One day i hope to get the strength to end it. or maybe my heart will just fail due to stress. (wishful thinking) Wish it would happen soon. Yes i know my boys will miss me. but I cannot do this. Im angry with myself. Im so torn is like i cannot be pieced back together. Only time I ever got thru this was due to someone by my side. but Ive alienated everyone around me. I cant muscle the strength to call my local counseling services to get help. Wont even call the doctor when i get sick. In hoping that I’ll die from whatever I was sick of at the time.
Soon I plan to go.

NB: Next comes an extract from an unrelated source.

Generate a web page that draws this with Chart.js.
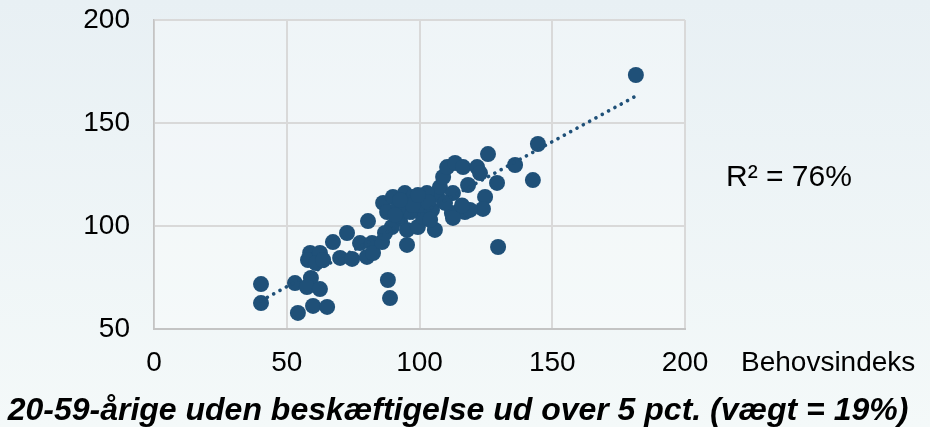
<!DOCTYPE html>
<html>
<head>
<meta charset="utf-8">
<script src="https://cdn.jsdelivr.net/npm/chart.js@4"></script>
<style>
    html, body { margin: 0; padding: 0; }
    #wrap { width: 930px; height: 427px; }
</style>
</head>
<body>
<div id="wrap"><canvas id="chart" width="930" height="427"></canvas></div>
<script>
// Behovsindeks (x) and the index on the y axis, one entry per point
const behovsindeks = [
    40.3, 40.3, 53.1, 59.1, 57.6, 62.5, 54.2, 59.9, 65.2, 58.8,
    58.0, 62.5, 61.0, 63.7, 67.4, 70.1, 74.6, 80.2, 72.7, 77.6,
    82.1, 82.5, 80.6, 85.9, 86.3, 90.0, 94.5, 97.6, 87.8, 89.6,
    95.3, 95.3, 99.4, 101.3, 92.7, 96.4, 100.9, 104.7, 105.8, 106.6,
    107.7, 108.9, 110.4, 113.4, 116.4, 112.6, 112.2, 117.1, 102.8, 125.8,
    144.6, 136.0, 142.7, 129.2, 124.7, 123.9, 119.0, 112.6, 129.6, 121.7,
    122.8, 118.3, 181.5, 88.1, 88.9, 87.0, 91.9, 97.4, 103.2, 109.6,
    92.7, 99.4, 90.8, 104.0, 116.0,
];
const indeksVaerdi = [
    71.8, 62.6, 72.3, 74.8, 70.4, 69.4, 57.8, 61.2, 60.7, 86.9,
    83.5, 86.9, 82.0, 83.5, 92.2, 84.5, 84.0, 85.0, 96.6, 91.7,
    91.7, 86.9, 102.4, 92.2, 111.2, 114.1, 116.0, 114.1, 106.8, 99.5,
    98.1, 90.8, 99.5, 104.4, 104.4, 106.8, 110.2, 107.8, 98.1, 115.0,
    118.9, 123.8, 128.6, 130.6, 128.6, 116.0, 106.3, 106.8, 116.0, 134.9,
    139.8, 129.6, 122.3, 120.9, 114.1, 108.3, 107.8, 103.9, 89.8, 128.6,
    125.7, 119.9, 173.3, 73.8, 65.0, 96.6, 108.7, 110.2, 111.7, 111.2,
    112.6, 115.0, 105.3, 103.0, 110.0,
];

// Linear trendline ends
const trendX = [40.3, 181.5];
const trendY = [63.7, 163.1];

const xTicks = [0, 50, 100, 150, 200];
const yTicks = [50, 100, 150, 200];

const titleText = "20-59-årige uden beskæftigelse ud over 5 pct. (vægt = 19%)";
const xAxisLabel = "Behovsindeks";
const rSquaredText = "R² = 76%";

const FONT = '"Liberation Sans", Arial, sans-serif';
const DOT = "#1f5078";

const points = behovsindeks.map((x, i) => ({ x, y: indeksVaerdi[i] }));
const trend = trendX.map((x, i) => ({ x, y: trendY[i] }));

// Background gradient and a slightly lighter plot area
const backdrop = {
    id: "backdrop",
    beforeDraw(chart) {
        const { ctx, chartArea: a, width, height } = chart;
        const g = ctx.createLinearGradient(0, 0, 0, height);
        g.addColorStop(0, "#e8f0f4");
        g.addColorStop(1, "#f4f9f9");
        ctx.save();
        ctx.fillStyle = g;
        ctx.fillRect(0, 0, width, height);
        ctx.fillStyle = "rgba(255,255,255,0.3)";
        ctx.fillRect(a.left, a.top, a.right - a.left, a.bottom - a.top);
        ctx.restore();
    },
};

// Free-standing texts: axis name, R² and the caption underneath
const texts = {
    id: "texts",
    afterDraw(chart) {
        const ctx = chart.ctx;
        ctx.save();
        ctx.fillStyle = "#000";
        ctx.textBaseline = "alphabetic";

        ctx.font = `28px ${FONT}`;
        ctx.textAlign = "left";
        ctx.fillText(xAxisLabel, 741, 371);

        ctx.font = `30px ${FONT}`;
        ctx.fillText(rSquaredText, 726, 186);

        ctx.font = `italic bold 32px ${FONT}`;
        ctx.textAlign = "center";
        ctx.fillText(titleText, 458, 420);
        ctx.restore();
    },
};

new Chart(document.querySelector("#chart"), {
    type: "scatter",
    data: {
        datasets: [
            {
                label: "Trend",
                data: trend,
                showLine: true,
                pointRadius: 0,
                borderColor: DOT,
                borderWidth: 3.6,
                borderDash: [0.1, 7.1],
                borderCapStyle: "round",
            },
            {
                label: "Kommuner",
                data: points,
                pointRadius: 8,
                pointBackgroundColor: DOT,
                pointBorderWidth: 0,
                borderColor: DOT,
            },
        ],
    },
    options: {
        responsive: false,
        animation: false,
        devicePixelRatio: 1,
        layout: {
            padding: { top: 20, right: 245, bottom: 0, left: 0 },
        },
        plugins: {
            legend: { display: false },
            tooltip: { enabled: false },
        },
        scales: {
            x: {
                type: "linear",
                min: 0,
                max: 200,
                afterBuildTicks: (scale) => {
                    scale.ticks = xTicks.map((value) => ({ value }));
                },
                afterFit: (scale) => {
                    scale.height = 98;
                },
                ticks: {
                    color: "#000",
                    padding: 17,
                    font: { family: FONT, size: 28 },
                },
                grid: { color: "#d9d9d9", lineWidth: 2, drawTicks: false },
                border: { color: "#c4c4c4", width: 2 },
            },
            y: {
                type: "linear",
                min: 50,
                max: 200,
                afterBuildTicks: (scale) => {
                    scale.ticks = yTicks.map((value) => ({ value }));
                },
                afterFit: (scale) => {
                    // keep the plot top fixed by the layout padding alone
                    scale.width = 154;
                    scale.paddingTop = 0;
                    scale.paddingBottom = 0;
                },
                ticks: {
                    color: "#000",
                    padding: 24,
                    font: { family: FONT, size: 28 },
                },
                grid: { color: "#d9d9d9", lineWidth: 2, drawTicks: false },
                border: { color: "#c4c4c4", width: 1.5 },
            },
        },
    },
    plugins: [backdrop, texts],
});
</script>
</body>
</html>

I cant relocate or even make my life better. so im sitting here in pain wasting tax payer money. when i could be Taking the dirt nap and be gone and in peace. No pain, No nothing. Just Over I want it to be over Goddammit. Why cant i just die now.
If their was a God, He wouldn’t let “His children” suffer like this I don’t care if its a so called “fallen world”
1 comment
Thank you for writing this. In a strange sense it makes me feel a little better knowing there are people just as miserable as I am. I just want it to be over too.